Now it is time for some self-examination, brothers and sisters. How do we fare when we compare ourselves to the standard Paul has set for us here at the end of his great letter? How actively are we doing the work of the Lord? Witness, charity, discipleship, brotherhood? What and how much are we doing? And with what interest and activity are we supporting the work that other believers are doing? Prayer, financial support, personal interest and engagement? And, finally, how evident is it to others and to our children that we esteem, admire, and love all who give themselves fully to the work of the Lord? Put these tough questions to yourself. And answer them in your heart before the Lord.
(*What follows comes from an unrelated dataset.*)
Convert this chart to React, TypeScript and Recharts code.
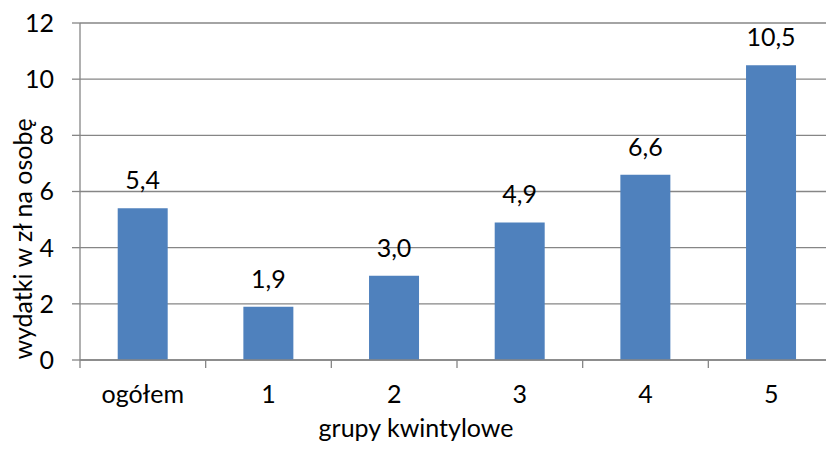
import { BarChart, Bar, XAxis, YAxis, CartesianGrid, LabelList, Label } from "recharts";

const categories = ["ogółem", "1", "2", "3", "4", "5"];
const spending = [5.4, 1.9, 3.0, 4.9, 6.6, 10.5];
const yTicks = [0, 2, 4, 6, 8, 10, 12];

const data = categories.map((name, i) => ({ name, value: spending[i] }));

const FONT = "Lato, 'Open Sans', sans-serif";
const FS = 25;
const GRAY = "#868686";
const BLUE = "#4F81BD";

const fmt = (v: number) => v.toFixed(1).replace(".", ",");

// category label + tick mark on the left boundary of each category (Excel style)
const XTick = (props: any) => {
  const { x, y, payload } = props;
  const half = payload?.offset ?? 62.8;
  const axisY = y - 25;
  return (
    <g>
      <line x1={x - half} x2={x - half} y1={axisY} y2={axisY + 8} stroke={GRAY} strokeWidth={1.3} />
      <text x={x} y={y} dy="0.71em" textAnchor="middle" fill="#000" fontSize={FS} fontFamily={FONT}>
        {payload.value}
      </text>
    </g>
  );
};

export default function App() {
  return (
    <div style={{ position: "absolute", left: 0, top: 0, width: 826, height: 453, overflow: "hidden", background: "#fff" }}>
      <BarChart
        width={840}
        height={453}
        data={data}
        margin={{ top: 23, right: 6, left: 0, bottom: 0 }}
        barCategoryGap="30%"
      >
        <CartesianGrid vertical={false} stroke={GRAY} strokeWidth={1.3} />
        <XAxis
          dataKey="name"
          height={93}
          axisLine={{ stroke: GRAY, strokeWidth: 1.3 }}
          tickLine={false}
          tickSize={8}
          tickMargin={17}
          tick={<XTick />}
          interval={0}
        >
          <Label
            content={() => (
              <text x={416} y={437} textAnchor="middle" fontSize={FS} fontFamily={FONT} fill="#000">
                grupy kwintylowe
              </text>
            )}
          />
        </XAxis>
        <YAxis
          width={80}
          domain={[0, 12]}
          ticks={yTicks}
          interval={0}
          axisLine={{ stroke: GRAY, strokeWidth: 1.3 }}
          tickLine={{ stroke: GRAY, strokeWidth: 1.3 }}
          tickSize={8}
          tickMargin={18}
          tick={{ fill: "#000", fontSize: FS, fontFamily: FONT }}
        >
          <Label
            content={() => (
              <text
                x={22}
                y={239}
                transform="rotate(-90 22 239)"
                textAnchor="middle"
                dominantBaseline="central"
                fontSize={FS}
                fontFamily={FONT}
                fill="#000"
              >
                wydatki w zł na osobę
              </text>
            )}
          />
        </YAxis>
        <Bar dataKey="value" fill={BLUE} isAnimationActive={false}>
          <LabelList
            dataKey="value"
            position="top"
            offset={19}
            formatter={(v: any) => fmt(Number(v))}
            style={{ fill: "#000", fontSize: FS, fontFamily: FONT }}
          />
        </Bar>
      </BarChart>
    </div>
  );
}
There is a passage in Omar Bradley’s wartime memoirs in which he describes a conversation he had one day with the famous General George Patton. They were in Sicily standing on a hillside surveying the advance of Patton’s great army across the terrain. Tanks, heavy guns, trucks, jeeps, soldiers as far as the eye could see. Patton turned to Bradley and said, “Brad, there is nothing in all of human endeavor that compares to war – look at that – where else would you ever see something so vast, so grand in scale, as an entire army moving over the face of the ground.” Patton loved it for its scope – he even once accused himself of loving war – because of its vastness and because of the opportunity it provided for great endeavor and achievements of historic proportion.
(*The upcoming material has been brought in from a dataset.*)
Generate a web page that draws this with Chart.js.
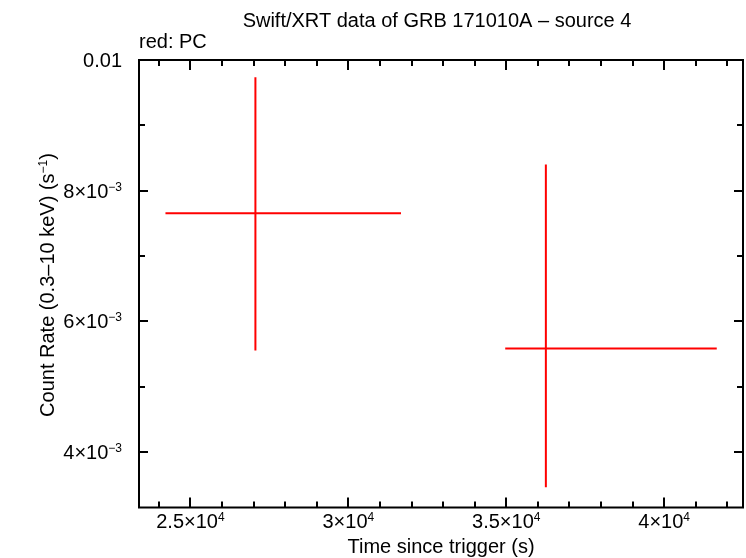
<!DOCTYPE html>
<html>
<head>
<meta charset="utf-8">
<script src="https://cdn.jsdelivr.net/npm/chart.js@4/dist/chart.umd.min.js"></script>
<style>
  html, body { margin: 0; padding: 0; background: #ffffff; }
  #wrap { width: 746px; height: 558px; }
</style>
</head>
<body>
<div id="wrap"><canvas id="c" width="746" height="558"></canvas></div>
<script>
// ---- data ----
const pointTime      = [27057, 36254];
const pointTimeLow   = [24209, 34967];
const pointTimeHigh  = [31667, 41665];
const pointRate      = [0.007654, 0.005584];
const pointRateLow   = [0.005553, 0.003459];
const pointRateHigh  = [0.009734, 0.008400];

// ---- axes ----
const xRange = [23371, 42496];
const yRange = [0.003149, 0.0100];
const xMajorTicks = [25000, 30000, 35000, 40000];
const xMinorTicks = [24000, 26000, 27000, 28000, 29000, 31000, 32000, 33000, 34000, 36000, 37000, 38000, 39000, 41000, 42000];
const xTickBase = ["2.5\u00d710", "3\u00d710", "3.5\u00d710", "4\u00d710"];
const xTickExp  = ["4", "4", "4", "4"];
const yMajorTicks = [0.004, 0.006, 0.008, 0.010];
const yMinorTicks = [0.005, 0.007, 0.009];
const yTickBase = ["4\u00d710", "6\u00d710", "8\u00d710", "0.01"];
const yTickExp  = ["\u22123", "\u22123", "\u22123", ""];

const titleText = "Swift/XRT data of GRB 171010A \u2013 source 4";
const subtitleText = "red: PC";
const xTitle = "Time since trigger (s)";
const yTitleBase = "Count Rate (0.3\u201310 keV) (s";
const yTitleExp = "\u22121";
const yTitleEnd = ")";

const RED = "#ff0000";
const FONT = "Liberation Sans, Arial, Helvetica, sans-serif";

// build error-bar segments as line datasets
const datasets = [];
for (let i = 0; i < pointTime.length; i++) {
  datasets.push({
    data: [{x: pointTimeLow[i], y: pointRate[i]}, {x: pointTimeHigh[i], y: pointRate[i]}],
    showLine: true, borderColor: RED, borderWidth: 2, pointRadius: 0, fill: false
  });
  datasets.push({
    data: [{x: pointTime[i], y: pointRateLow[i]}, {x: pointTime[i], y: pointRateHigh[i]}],
    showLine: true, borderColor: RED, borderWidth: 2, pointRadius: 0, fill: false
  });
}

function richWidth(ctx, parts) {
  let w = 0;
  for (const p of parts) {
    ctx.font = (p.sup ? 12 : 20) + "px " + FONT;
    w += ctx.measureText(p.t).width;
  }
  return w;
}
function drawRich(ctx, parts, x, y, align) {
  // y = baseline of main text
  const w = richWidth(ctx, parts);
  let cx = align === "right" ? x - w : (align === "center" ? x - w / 2 : x);
  ctx.textAlign = "left";
  ctx.textBaseline = "alphabetic";
  for (const p of parts) {
    ctx.font = (p.sup ? 12 : 20) + "px " + FONT;
    ctx.fillText(p.t, cx, p.sup ? y - 7 : y);
    cx += ctx.measureText(p.t).width;
  }
}

const framePlugin = {
  id: "frame",
  afterDraw(chart) {
    const ctx = chart.ctx;
    const a = chart.chartArea;
    const xs = chart.scales.x, ys = chart.scales.y;
    ctx.save();
    ctx.strokeStyle = "#000";
    ctx.fillStyle = "#000";
    ctx.lineWidth = 2;
    ctx.strokeRect(a.left, a.top, a.right - a.left, a.bottom - a.top);
    ctx.beginPath();
    const xt = (v, len) => {
      const px = Math.round(xs.getPixelForValue(v));
      ctx.moveTo(px, a.bottom); ctx.lineTo(px, a.bottom - len);
      ctx.moveTo(px, a.top); ctx.lineTo(px, a.top + len);
    };
    const yt = (v, len) => {
      const py = Math.round(ys.getPixelForValue(v));
      ctx.moveTo(a.left, py); ctx.lineTo(a.left + len, py);
      ctx.moveTo(a.right, py); ctx.lineTo(a.right - len, py);
    };
    xMajorTicks.forEach(v => xt(v, 10));
    xMinorTicks.forEach(v => xt(v, 6));
    yMajorTicks.forEach(v => yt(v, 9));
    yMinorTicks.forEach(v => yt(v, 6));
    ctx.stroke();

    // tick labels
    xMajorTicks.forEach((v, i) => {
      const px = xs.getPixelForValue(v);
      drawRich(ctx, [{t: xTickBase[i]}, {t: xTickExp[i], sup: true}], px, 528, "center");
    });
    yMajorTicks.forEach((v, i) => {
      const py = ys.getPixelForValue(v);
      const parts = [{t: yTickBase[i]}];
      if (yTickExp[i]) parts.push({t: yTickExp[i], sup: true});
      drawRich(ctx, parts, 122, py + 7, "right");
    });

    // titles
    drawRich(ctx, [{t: titleText}], (a.left + a.right) / 2 - 4, 27, "center");
    drawRich(ctx, [{t: subtitleText}], a.left, 48, "left");
    drawRich(ctx, [{t: xTitle}], (a.left + a.right) / 2, 553, "center");
    ctx.save();
    ctx.translate(54, 285);
    ctx.rotate(-Math.PI / 2);
    drawRich(ctx, [{t: yTitleBase}, {t: yTitleExp, sup: true}, {t: yTitleEnd}], 0, 0, "center");
    ctx.restore();
    ctx.restore();
  }
};

new Chart(document.getElementById("c"), {
  type: "scatter",
  data: { datasets },
  options: {
    responsive: false,
    animation: false,
    devicePixelRatio: 1,
    layout: { padding: { top: 60, right: 3, left: 0, bottom: 0 } },
    plugins: { legend: { display: false }, tooltip: { enabled: false }, title: { display: false } },
    scales: {
      x: {
        type: "linear", min: xRange[0], max: xRange[1],
        grid: { display: false }, border: { display: false },
        ticks: { display: false },
        afterFit: s => { s.height = 50.5; }
      },
      y: {
        type: "linear", min: yRange[0], max: yRange[1],
        grid: { display: false }, border: { display: false },
        ticks: { display: false },
        afterFit: s => { s.width = 139; }
      }
    }
  },
  plugins: [framePlugin]
});
</script>
</body>
</html>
But, brothers and sisters, Patton’s war pales in comparison to the great conflict and struggle in which we are involved as soldiers and servants of Jesus Christ. Patton’s war decided only earthly and temporary things. Our war decides the fate of human beings forever. Nothing in all the world is so vast in its scale, so heroic in its proportion, so welcoming of historic achievement. If only we could now peek for a moment into the heavenly situation room and see how, on the Lord’s own maps, the battle lines are drawn, and hear what orders he is always sending out for the prosecution of the battle here and there.

The work! To the work! For the cause! The living God or the lake of fire! To the work!